TASK TO CARRY OUT | Retype only what runs from the beginning of the data through the line with "2.10, 2.13, 2.14]"; please omit the pictures and keep every line exact.
#####
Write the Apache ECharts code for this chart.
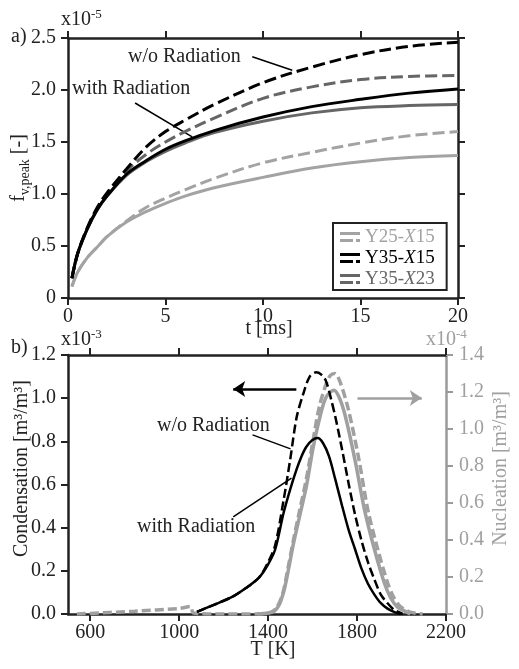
<!DOCTYPE html>
<html>
<head>
<meta charset="utf-8">
<script src="https://cdn.jsdelivr.net/npm/echarts@6/dist/echarts.min.js"></script>
<style>
  html, body { margin: 0; padding: 0; background: #fff; }
  #main { width: 519px; height: 669px; }
</style>
</head>
<body>
<div id="main"></div>
<script>
// a) peak soot volume fraction (x1e-5) vs time [ms]
var tMs = [0.2, 0.5, 1, 1.5, 2, 3, 4, 5, 6, 7.5, 10, 12.5, 15, 17.5, 20]
var y25x15With = [0.11, 0.25, 0.39, 0.49, 0.59, 0.73, 0.83, 0.91, 0.98, 1.06, 1.16, 1.25, 1.31, 1.35, 1.37]
var y25x15Without = [0.11, 0.25, 0.39, 0.49, 0.59, 0.74, 0.87, 0.96, 1.04, 1.15, 1.30, 1.40, 1.49, 1.56, 1.60]
var y35x15With = [0.19, 0.43, 0.67, 0.85, 0.98, 1.19, 1.32, 1.43, 1.51, 1.61, 1.74, 1.84, 1.91, 1.97, 2.01]
var y35x15Without = [0.19, 0.43, 0.68, 0.87, 1.01, 1.24, 1.45, 1.60, 1.71, 1.86, 2.07, 2.22, 2.34, 2.42, 2.46]
var y35x23With = [0.19, 0.43, 0.67, 0.85, 0.98, 1.18, 1.31, 1.41, 1.49, 1.59, 1.70, 1.78, 1.83, 1.85, 1.86]
var y35x23Without = [0.19, 0.43, 0.67, 0.86, 1.00, 1.22, 1.38, 1.50, 1.60, 1.73, 1.92, 2.03, 2.10, 2.13, 2.14]

// b) condensation (x1e-3) and nucleation (x1e-4) vs temperature [K]
var condWithT = [1080, 1150, 1240, 1300, 1360, 1400, 1432, 1470, 1500, 1528, 1550, 1572, 1598, 1623, 1648, 1674, 1703, 1733, 1762, 1791, 1820, 1849, 1878, 1907, 1937, 1966, 1995]
var condWith = [0.01, 0.04, 0.08, 0.12, 0.17, 0.23, 0.30, 0.47, 0.58, 0.67, 0.73, 0.775, 0.805, 0.815, 0.79, 0.73, 0.62, 0.50, 0.39, 0.30, 0.21, 0.14, 0.09, 0.05, 0.025, 0.01, 0]
var condWithoutT = [1080, 1150, 1240, 1300, 1360, 1400, 1432, 1470, 1500, 1528, 1558, 1587, 1616, 1638, 1660, 1682, 1703, 1733, 1762, 1791, 1820, 1849, 1878, 1907, 1937, 1966, 2005]
var condWithout = [0.01, 0.04, 0.08, 0.12, 0.17, 0.24, 0.32, 0.53, 0.72, 0.91, 1.02, 1.10, 1.12, 1.11, 1.08, 1.00, 0.91, 0.76, 0.605, 0.46, 0.34, 0.24, 0.16, 0.09, 0.05, 0.02, 0]
var nuclWithT = [1350, 1400, 1427, 1450, 1470, 1485, 1514, 1540, 1572, 1601, 1630, 1660, 1696, 1720, 1747, 1791, 1834, 1878, 1922, 1950, 1980, 2024, 2040]
var nuclWith = [0, 0.005, 0.015, 0.05, 0.12, 0.20, 0.38, 0.52, 0.69, 0.89, 1.05, 1.17, 1.21, 1.17, 1.07, 0.83, 0.56, 0.35, 0.17, 0.09, 0.04, 0.01, 0]
var nuclWithoutT = [540, 800, 1000, 1050, 1065, 1200, 1350, 1400, 1427, 1450, 1470, 1485, 1514, 1540, 1572, 1601, 1630, 1660, 1680, 1700, 1725, 1762, 1806, 1849, 1893, 1937, 1965, 1995, 2040, 2095]
var nuclWithout = [0, 0.015, 0.03, 0.04, 0.005, 0, 0, 0.005, 0.02, 0.06, 0.13, 0.22, 0.40, 0.55, 0.73, 0.93, 1.12, 1.24, 1.29, 1.30, 1.25, 1.10, 0.85, 0.56, 0.35, 0.17, 0.09, 0.04, 0.01, 0]
var tempTicks = [600, 1000, 1400, 1800, 2200]

var FONT = 'Liberation Serif'
var BLACK = '#000000'
var AXIS = '#222222'
var LIGHT = '#a3a3a3'
var DARK = '#666666'
var NUCL = '#a0a0a0'

function zip (xs, ys) {
  return xs.map(function (x, i) { return [x, ys[i]] })
}

var chart = echarts.init(document.getElementById('main'))

function axisBase (color) {
  return {
    nameMoveOverlap: false,
    axisLine: { show: true, onZero: false, lineStyle: { color: color, width: 2.5 } },
    axisTick: { show: true, inside: false, length: 7, lineStyle: { color: color, width: 2 } },
    splitLine: { show: false },
    axisLabel: { color: color, fontFamily: FONT, fontSize: 20 },
    nameTextStyle: { color: color, fontFamily: FONT, fontSize: 20 }
  }
}

function mk (extra, color) {
  return Object.assign(axisBase(color || AXIS), extra)
}

function topLine (name, data, color, dashed, idx) {
  return {
    name: name,
    type: 'line',
    xAxisIndex: 0,
    yAxisIndex: 0,
    data: zip(tMs, data),
    smooth: 0.35,
    symbol: 'none',
    color: color,
    lineStyle: { color: color, width: 3, type: dashed ? [12, 5] : 'solid' },
    z: 10 - idx
  }
}

function sup (base, exp, color) {
  return {
    text: '{b|' + base + '}{s|' + exp + '}',
    fill: color,
    rich: {
      b: { fontFamily: FONT, fontSize: 20, lineHeight: 22, verticalAlign: 'bottom' },
      s: { fontFamily: FONT, fontSize: 13, lineHeight: 22, verticalAlign: 'top' }
    }
  }
}

var option = {
  animation: false,
  backgroundColor: '#fff',
  grid: [
    { left: 68, top: 38, width: 390, height: 260 },
    { left: 68, top: 355, width: 389, height: 259 }
  ],
  legend: {
    orient: 'vertical',
    left: 333,
    top: 223,
    padding: [4, 12, 1, 7],
    itemGap: 1,
    itemWidth: 20,
    itemHeight: 10,
    itemTextGap: 3,
    borderColor: AXIS,
    borderWidth: 2,
    backgroundColor: '#fff',
    icon: 'path://M0,0H20V3H0Z M0,7H13V10H0Z M16,7H20V10H16Z',
    textStyle: { fontFamily: FONT, fontSize: 19, lineHeight: 20, rich: { i: { fontStyle: 'italic', fontFamily: FONT, fontSize: 19 } } },
    formatter: function (n) { return n.replace('Χ', '{i|Χ}') },
    data: [
      { name: 'Y25-Χ15', itemStyle: { color: LIGHT }, textStyle: { color: LIGHT } },
      { name: 'Y35-Χ15', itemStyle: { color: BLACK }, textStyle: { color: BLACK } },
      { name: 'Y35-Χ23', itemStyle: { color: DARK }, textStyle: { color: DARK } }
    ]
  },
  xAxis: [
    mk({
      gridIndex: 0, type: 'value', position: 'bottom', min: 0, max: 20, interval: 5,
      name: 't [ms]', nameLocation: 'middle', nameGap: 21,
      nameTextStyle: { color: AXIS, fontFamily: FONT, fontSize: 20, padding: [0, 0, 0, 12] },
      axisLabel: { color: AXIS, fontFamily: FONT, fontSize: 20, margin: 9 }
    }),
    mk({ gridIndex: 0, type: 'value', position: 'top', min: 0, max: 20, interval: 5, axisLabel: { show: false } }),
    mk({
      gridIndex: 1, type: 'value', position: 'bottom', min: 500, max: 2200,
      name: 'T [K]', nameLocation: 'middle', nameGap: 26,
      nameTextStyle: { color: AXIS, fontFamily: FONT, fontSize: 20, padding: [0, 0, 0, 32] },
      axisTick: { show: true, inside: false, length: 7, customValues: tempTicks, lineStyle: { color: AXIS, width: 2 } },
      axisLabel: {
        color: AXIS, fontFamily: FONT, fontSize: 20, margin: 9, customValues: tempTicks,
        formatter: function (v) { return String(v) }
      }
    }),
    mk({
      gridIndex: 1, type: 'value', position: 'top', min: 500, max: 2200,
      axisTick: { show: true, inside: false, length: 7, customValues: tempTicks, lineStyle: { color: AXIS, width: 2 } },
      axisLabel: { show: false }
    })
  ],
  yAxis: [
    mk({
      gridIndex: 0, type: 'value', position: 'left', min: 0, max: 2.5, interval: 0.5,
      name: '{b|f}{s|v,peak}{b| [-]}', nameLocation: 'middle', nameRotate: 90, nameGap: 36,
      nameTextStyle: {
        color: AXIS, fontFamily: FONT, fontSize: 20,
        rich: {
          b: { fontFamily: FONT, fontSize: 20, lineHeight: 26, color: AXIS },
          s: { fontFamily: FONT, fontSize: 14, lineHeight: 14, verticalAlign: 'bottom', color: AXIS }
        }
      },
      axisLabel: {
        color: AXIS, fontFamily: FONT, fontSize: 20, margin: 12,
        formatter: function (v) { return v === 0 ? '0' : v.toFixed(1) }
      }
    }),
    mk({ gridIndex: 0, type: 'value', position: 'right', min: 0, max: 2.5, interval: 0.5, axisLabel: { show: false } }),
    mk({
      gridIndex: 1, type: 'value', position: 'left', min: 0, max: 1.2, interval: 0.2,
      name: 'Condensation [m³/m³]', nameLocation: 'middle', nameRotate: 90, nameGap: 36,
      nameTextStyle: { color: AXIS, fontFamily: FONT, fontSize: 20, padding: [0, 0, 0, 32] },
      axisLabel: { color: AXIS, fontFamily: FONT, fontSize: 20, margin: 12, formatter: function (v) { return v.toFixed(1) } }
    }),
    mk({
      gridIndex: 1, type: 'value', position: 'right', min: 0, max: 1.4, interval: 0.2,
      name: 'Nucleation [m³/m³]', nameLocation: 'middle', nameRotate: 90, nameGap: 45,
      nameTextStyle: { color: NUCL, fontFamily: FONT, fontSize: 20, padding: [0, 0, 0, 32] },
      axisLabel: { color: NUCL, fontFamily: FONT, fontSize: 20, margin: 13, formatter: function (v) { return v.toFixed(1) } }
    }, '#9a9a9a')
  ],
  series: [
    topLine('Y25-Χ15', y25x15With, LIGHT, false, 5),
    topLine('Y25-Χ15', y25x15Without, LIGHT, true, 4),
    topLine('Y35-Χ23', y35x23With, DARK, false, 3),
    topLine('Y35-Χ23', y35x23Without, DARK, true, 2),
    Object.assign(topLine('Y35-Χ15', y35x15With, BLACK, false, 1), {
      markLine: {
        silent: true, symbol: ['none', 'none'], label: { show: false },
        lineStyle: { color: BLACK, width: 1.5, type: 'solid' },
        data: [[{ coord: [3.44, 1.875] }, { coord: [6.37, 1.55] }]]
      }
    }),
    Object.assign(topLine('Y35-Χ15', y35x15Without, BLACK, true, 0), {
      markLine: {
        silent: true, symbol: ['none', 'none'], label: { show: false },
        lineStyle: { color: BLACK, width: 1.5, type: 'solid' },
        data: [[{ coord: [9.45, 2.32] }, { coord: [11.5, 2.19] }]]
      }
    }),
    {
      name: 'Nucleation with', type: 'line', xAxisIndex: 2, yAxisIndex: 3,
      data: zip(nuclWithT, nuclWith), smooth: 0.3, symbol: 'none',
      lineStyle: { color: NUCL, width: 3.5 }, z: 3
    },
    {
      name: 'Nucleation w/o', type: 'line', xAxisIndex: 2, yAxisIndex: 3,
      data: zip(nuclWithoutT, nuclWithout), smooth: 0.3, symbol: 'none',
      lineStyle: { color: NUCL, width: 3.5, type: [9, 4] }, z: 3,
      markLine: {
        silent: true, symbol: ['none', 'arrow'], symbolSize: 12, label: { show: false },
        lineStyle: { color: NUCL, width: 2.5, type: 'solid' },
        data: [[{ coord: [1802, 1.168] }, { coord: [2091, 1.168] }]]
      }
    },
    {
      name: 'Condensation with', type: 'line', xAxisIndex: 2, yAxisIndex: 2,
      data: zip(condWithT, condWith), smooth: 0.3, symbol: 'none',
      lineStyle: { color: BLACK, width: 2.5 }, z: 5,
      markLine: {
        silent: true, symbol: ['none', 'none'], label: { show: false },
        lineStyle: { color: BLACK, width: 1.5, type: 'solid' },
        data: [
          [{ coord: [1243, 0.45] }, { coord: [1505, 0.63] }],
          [{ coord: [1330, 0.83] }, { coord: [1501, 0.765] }]
        ]
      }
    },
    {
      name: 'Condensation w/o', type: 'line', xAxisIndex: 2, yAxisIndex: 2,
      data: zip(condWithoutT, condWithout), smooth: 0.3, symbol: 'none',
      lineStyle: { color: BLACK, width: 2.5, type: [9, 4] }, z: 5,
      markLine: {
        silent: true, symbol: ['none', 'arrow'], symbolSize: 12, label: { show: false },
        lineStyle: { color: BLACK, width: 2.5, type: 'solid' },
        data: [[{ coord: [1527, 1.043] }, { coord: [1243, 1.043] }]]
      }
    }
  ],
  graphic: [
    { type: 'text', left: 11, top: 27, style: { text: 'a)', font: '20px "Liberation Serif"', fill: AXIS } },
    { type: 'text', left: 11, top: 338, style: { text: 'b)', font: '20px "Liberation Serif"', fill: AXIS } },
    { type: 'text', left: 61, top: 8, style: sup('x10', '-5', AXIS) },
    { type: 'text', left: 61, top: 328, style: sup('x10', '-3', AXIS) },
    { type: 'text', left: 426, top: 328, style: sup('x10', '-4', NUCL) },
    { type: 'text', left: 128, top: 47, style: { text: 'w/o Radiation', font: '20px "Liberation Serif"', fill: AXIS } },
    { type: 'text', left: 72, top: 79, style: { text: 'with Radiation', font: '20px "Liberation Serif"', fill: AXIS } },
    { type: 'text', left: 157, top: 416, style: { text: 'w/o Radiation', font: '20px "Liberation Serif"', fill: AXIS } },
    { type: 'text', left: 137, top: 517, style: { text: 'with Radiation', font: '20px "Liberation Serif"', fill: AXIS } }
  ]
}

chart.setOption(option)
</script>
</body>
</html>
#####
SOLUTION TO THE PROBLEM |
Write the Apache ECharts code for this chart.
<!DOCTYPE html>
<html>
<head>
<meta charset="utf-8">
<script src="https://cdn.jsdelivr.net/npm/echarts@6/dist/echarts.min.js"></script>
<style>
  html, body { margin: 0; padding: 0; background: #fff; }
  #main { width: 519px; height: 669px; }
</style>
</head>
<body>
<div id="main"></div>
<script>
// a) peak soot volume fraction (x1e-5) vs time [ms]
var tMs = [0.2, 0.5, 1, 1.5, 2, 3, 4, 5, 6, 7.5, 10, 12.5, 15, 17.5, 20]
var y25x15With = [0.11, 0.25, 0.39, 0.49, 0.59, 0.73, 0.83, 0.91, 0.98, 1.06, 1.16, 1.25, 1.31, 1.35, 1.37]
var y25x15Without = [0.11, 0.25, 0.39, 0.49, 0.59, 0.74, 0.87, 0.96, 1.04, 1.15, 1.30, 1.40, 1.49, 1.56, 1.60]
var y35x15With = [0.19, 0.43, 0.67, 0.85, 0.98, 1.19, 1.32, 1.43, 1.51, 1.61, 1.74, 1.84, 1.91, 1.97, 2.01]
var y35x15Without = [0.19, 0.43, 0.68, 0.87, 1.01, 1.24, 1.45, 1.60, 1.71, 1.86, 2.07, 2.22, 2.34, 2.42, 2.46]
var y35x23With = [0.19, 0.43, 0.67, 0.85, 0.98, 1.18, 1.31, 1.41, 1.49, 1.59, 1.70, 1.78, 1.83, 1.85, 1.86]
var y35x23Without = [0.19, 0.43, 0.67, 0.86, 1.00, 1.22, 1.38, 1.50, 1.60, 1.73, 1.92, 2.03, 2.10, 2.13, 2.14]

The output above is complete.